Architecture overview

Logical module diagram for the first robot:


Note: main processor and coprocessor are different physical microcontrollers.

[1] Main processor

The central module running on the main mbed microcontroller.

[2] Coprocessor

The central module of the coprocessor mbed microcontroller. It will perform all sensor processing and estimation (Kalman filter). The only thing that needs to be sent to the main processor is a queue of current robot position estimates (x,y,theta) from the Kalman thread.

[3] UI (User interface)

This module is responsible for communicating debug information to the computer station. For example: AI decisions and state, navigation information.

  • runs as a thread on the main processor

[3b] Coprocessor UI (not on the block diagram at the moment)

Sending coprocessor debug information to the computer station. For example: sensor readings, Kalman's current state (last year we had Matlab UI that drew the arena, robot's idea of its position and the uncertainty ellipse around that).

  • runs as a thread on the coprocessor

[4] AI (Artificial intelligence)

The module responsible for task decisions, e.g. where we need to go and when to operate the arm for the candle task. Can also do more complicated pathfinding (than direct point to point) if there is extra development effort.

  • runs as a thread on the main processor

[5] Control

Takes the trajectory from the navigation and does the actual motor control.

  • runs as a thread on the main processor

[6] Navigation

Takes the current position estimate from Kalman and the target position from AI and calculates what the trajectory needs to be.

  • runs as a thread on the main processor

[7] Motors

Physical motors doing the actuation.

[8] Sonar

Communicates to the beacons and does the sonar pulse timing.

  • runs as a thread on the coprocessor

[9] IR

[10] Kalman

[11] Wheel encoders

Mechanical Design Specificaton

Initial Prototype

For the initial prototype to be useful it will require:

  • Tractor style wheelchair drive
  • Encoder Rollers
  • A sonar/IR reciever turret

Final Version

  • As above, but additionally will have a robotic arm capable of:
    • Extending and retracting
    • Operating at two height levels
    • Will grip and push down candleballs

System Design Specification

This involves the electronics and the software specifications. The system will be divided up in two hardware modules, the main processor and the estimation co-processor.

Shared Specification

Software Structure

Both modules will run the mbed rtos and have various threads running.

Main Module


The Co-Processor is responsible for sensor data acquisition and runs a Kalman filter to fuse the sensor readings into a amalgamated state estimate. It will feed this state estimate to the main processor over a serial data link.

Software Structure

Several threads will run on an RTOS, including a Kalman predict and a Kalman update loop.

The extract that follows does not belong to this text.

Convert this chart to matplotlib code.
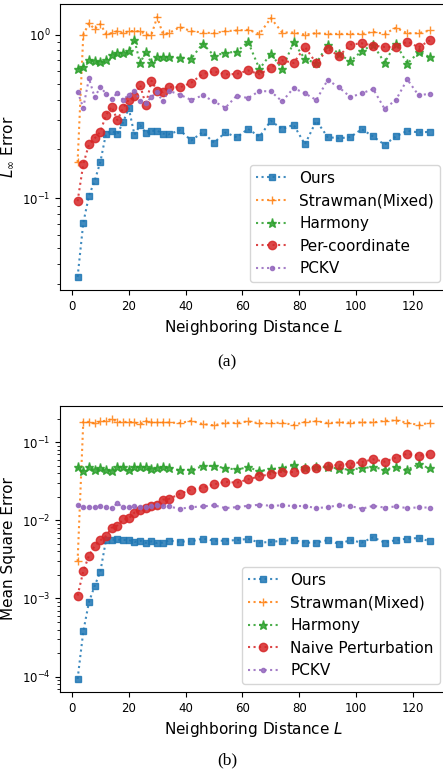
import numpy as np
import matplotlib
matplotlib.use('Agg')
import matplotlib.pyplot as plt

# neighboring distance L
dist = list(range(2, 35, 2)) + list(range(38, 127, 4))

# (a) L_inf error
linf_ours = [0.0332, 0.071, 0.104, 0.128, 0.167, 0.249, 0.259, 0.247, 0.292, 0.356,
             0.245, 0.280, 0.251, 0.259, 0.259, 0.249, 0.246, 0.261, 0.226, 0.254,
             0.219, 0.253, 0.236, 0.266, 0.238, 0.298, 0.265, 0.282, 0.214, 0.298,
             0.237, 0.233, 0.237, 0.265, 0.239, 0.213, 0.239, 0.259, 0.253, 0.255]
linf_straw = [0.167, 1.0, 1.17, 1.08, 1.16, 1.01, 1.02, 1.05, 1.02, 1.05,
              1.05, 1.05, 1.0, 1.0, 1.28, 1.01, 1.02, 1.11, 1.05, 1.03,
              1.02, 1.05, 1.06, 1.07, 1.01, 1.26, 1.03, 1.03, 1.0, 1.02,
              1.01, 1.01, 1.01, 1.01, 1.04, 1.01, 1.10, 1.02, 1.02, 1.06]
linf_harmony = [0.617, 0.637, 0.703, 0.687, 0.677, 0.700, 0.755, 0.769, 0.769, 0.791,
                0.928, 0.668, 0.787, 0.668, 0.727, 0.727, 0.727, 0.724, 0.714, 0.881,
                0.744, 0.773, 0.787, 0.902, 0.617, 0.765, 0.617, 0.898, 0.710, 0.668,
                0.869, 0.762, 0.687, 0.795, 0.869, 0.674, 0.881, 0.665, 0.780, 0.730]
linf_percoord = [0.0963, 0.162, 0.214, 0.233, 0.255, 0.323, 0.363, 0.301, 0.356, 0.401,
                 0.424, 0.492, 0.372, 0.523, 0.453, 0.447, 0.481, 0.476, 0.509, 0.575,
                 0.597, 0.572, 0.575, 0.605, 0.572, 0.628, 0.697, 0.671, 0.841, 0.668,
                 0.817, 0.741, 0.869, 0.885, 0.857, 0.841, 0.837, 0.906, 0.837, 0.923]
linf_pckv = [0.448, 0.358, 0.541, 0.414, 0.479, 0.436, 0.405, 0.442, 0.399, 0.430,
             0.453, 0.395, 0.381, 0.418, 0.444, 0.391, 0.455, 0.430, 0.399, 0.426,
             0.391, 0.358, 0.424, 0.410, 0.453, 0.450, 0.391, 0.472, 0.438, 0.399,
             0.529, 0.476, 0.416, 0.438, 0.466, 0.353, 0.399, 0.533, 0.426, 0.436]

# (b) mean square error
mse_ours = [9.3e-5, 3.78e-4, 9.0e-4, 1.45e-3, 2.21e-3, 5.62e-3, 5.66e-3, 5.7e-3, 5.62e-3, 5.6e-3,
            5.3e-3, 5.5e-3, 5.16e-3, 5.4e-3, 5.1e-3, 5.2e-3, 5.5e-3, 5.35e-3, 5.4e-3, 5.84e-3,
            5.5e-3, 5.5e-3, 5.6e-3, 5.8e-3, 5.2e-3, 5.3e-3, 5.5e-3, 5.6e-3, 5.2e-3, 5.2e-3,
            5.6e-3, 4.99e-3, 5.6e-3, 5.2e-3, 6.08e-3, 5.2e-3, 5.6e-3, 5.84e-3, 5.95e-3, 5.4e-3]
mse_straw = [3.0e-3, 0.184, 0.183, 0.175, 0.186, 0.189, 0.199, 0.184, 0.183, 0.183,
             0.180, 0.172, 0.187, 0.180, 0.180, 0.180, 0.180, 0.177, 0.189, 0.172,
             0.165, 0.179, 0.177, 0.186, 0.175, 0.177, 0.179, 0.167, 0.183, 0.187,
             0.177, 0.180, 0.179, 0.180, 0.180, 0.189, 0.191, 0.179, 0.167, 0.179]
mse_harmony = [0.0479, 0.0434, 0.0488, 0.0447, 0.0465, 0.0447, 0.0434, 0.0479, 0.0483, 0.0447,
               0.0483, 0.0479, 0.0479, 0.0456, 0.0465, 0.0488, 0.0474, 0.0438, 0.0447, 0.0493,
               0.0503, 0.0465, 0.0451, 0.0479, 0.0430, 0.0451, 0.0474, 0.0512, 0.0469, 0.0479,
               0.0483, 0.0460, 0.0447, 0.0469, 0.0483, 0.0447, 0.0483, 0.0447, 0.0523, 0.0465]
mse_naive = [1.09e-3, 2.23e-3, 3.54e-3, 4.71e-3, 5.56e-3, 6.32e-3, 8.08e-3, 8.6e-3, 1.03e-2, 1.06e-2,
             1.26e-2, 1.35e-2, 1.43e-2, 1.52e-2, 1.58e-2, 1.85e-2, 1.88e-2, 2.18e-2, 2.48e-2, 2.63e-2,
             2.9e-2, 3.13e-2, 3.04e-2, 3.36e-2, 3.67e-2, 3.93e-2, 4.21e-2, 4.17e-2, 4.56e-2, 4.69e-2,
             5.03e-2, 5.13e-2, 5.33e-2, 5.6e-2, 6.06e-2, 5.66e-2, 6.37e-2, 7.16e-2, 6.75e-2, 7.02e-2]
mse_pckv = [0.0156, 0.0147, 0.0150, 0.0147, 0.0151, 0.0147, 0.0144, 0.0166, 0.0147, 0.0147,
            0.0151, 0.0148, 0.0150, 0.0154, 0.0156, 0.0154, 0.0151, 0.0141, 0.0148, 0.0151,
            0.0156, 0.0144, 0.0148, 0.0154, 0.0159, 0.0154, 0.0156, 0.0153, 0.0153, 0.0144,
            0.0148, 0.0157, 0.0153, 0.0141, 0.0154, 0.0146, 0.0151, 0.0144, 0.0147, 0.0146]

styles = [('s', 5), ('+', 6), ('*', 6.5), ('o', 6), ('.', 6)]
colors = ['tab:blue', 'tab:orange', 'tab:green', 'tab:red', 'tab:purple']


def draw(ax, series, labels, ylabel):
    for vals, lab, (mk, ms), c in zip(series, labels, styles, colors):
        ax.plot(dist, vals, linestyle=':', marker=mk, markersize=ms, color=c,
                alpha=0.85, label=lab)
    ax.set_yscale('log')
    ax.set_xlabel('Neighboring Distance $L$', fontsize=11)
    ax.set_ylabel(ylabel, fontsize=11)
    ax.tick_params(labelsize=8.5)
    ax.legend(loc='lower right', fontsize=11)


fig = plt.figure(figsize=(4.43, 7.77), dpi=100)
ax1 = fig.add_axes([0.1354, 0.6268, 0.875, 0.368])
ax2 = fig.add_axes([0.1354, 0.1094, 0.875, 0.368])

draw(ax1, [linf_ours, linf_straw, linf_harmony, linf_percoord, linf_pckv],
     ['Ours', 'Strawman(Mixed)', 'Harmony', 'Per-coordinate', 'PCKV'],
     r'$L_\infty$ Error')
draw(ax2, [mse_ours, mse_straw, mse_harmony, mse_naive, mse_pckv],
     ['Ours', 'Strawman(Mixed)', 'Harmony', 'Naive Perturbation', 'PCKV'],
     'Mean Square Error')

fig.text(0.512, 1 - 362 / 777, '(a)', family='Liberation Serif', fontsize=12.5,
         ha='center', va='center')
fig.text(0.512, 1 - 760 / 777, '(b)', family='Liberation Serif', fontsize=12.5,
         ha='center', va='center')

fig.savefig('out.png', dpi=100)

  • The predict loop needs to run at a high priority at defined intervals to maintain a consistent state estimate. It will use the encoder readings for its calculations.
  • The Update loop will process any other incoming measurements (IR and Sonar).
  • The sonar triggering system will be different for the master and any slaves:
    • For the master: triggering of the sonar through a message over FSK needs to be scheduled at a regular interval
    • For the slave: maintain an interrupt on the radio module


  • Sonar pulse recieved
  • IR demodulated baseband signal edge


  • Serial buffer drained
  • For master: FSK buffer drained

Electronics hardware

The Sensors are wired up to the mbed as follows:

  • Sonar modules: Each sonar module requires a single digital input pin to attach an interrupt to (6 modules)
    • RFSRF05
  • Radio module: SPI (with digital pin chip select)
    • RF12B
  • Encoders: to be decided
  • IR stepper: step: a digital output (direction will be hardwired)
    • Bipolar stepper
  • IR receiver: digital input

On the breadboard/pcb we will have the following modules:

  • an Mbed
  • stepper driver
  • FSK Radio module
  • 5V regulator